The Exchange Offers are not being made, directly or indirectly, to the public in France and only qualified investors (Investisseurs Qualifiés) other than individuals, as defined in and in accordance with Articles L.411-1, L.411-2 and D.411-1 to D.411-3 of the French Code Monétaire et Financier are eligible to participate in the Exchange Offers. This announcement, the Exchange Offer Memorandum and any other offering material relating to the Exchange Offers have not been and shall not be distributed to the public in France.

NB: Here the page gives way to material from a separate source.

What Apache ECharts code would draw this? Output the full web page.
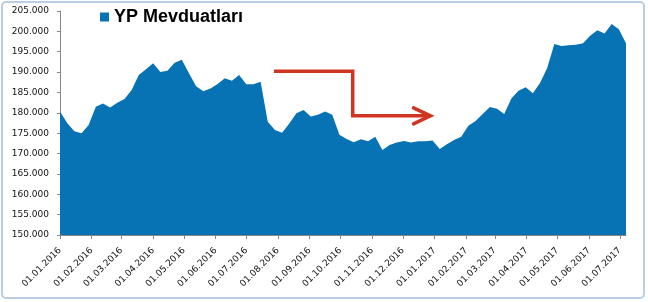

Neither this announcement nor the Exchange Offer Memorandum nor any other offering material relating to the Exchange Offers has been submitted to the clearance of theAutorité des Marchés Financiers.

 

 

                               Signatures

Pursuant to the requirements of the Securities Exchange Act of 1934, the registrant has duly caused this report to be signed on its behalf by the undersigned, thereunto duly authorised.


                                               ALLIED IRISH BANKS, p.l.c.
                                               (Registrant)

 

 

Date  15 March 2010

                                                        By: ___________________
                                     John O'Donnell
                                                   Group Director, Finance,
                                                              Risk and Enterprise Technology
                                                   Allied Irish Banks, p.l.c.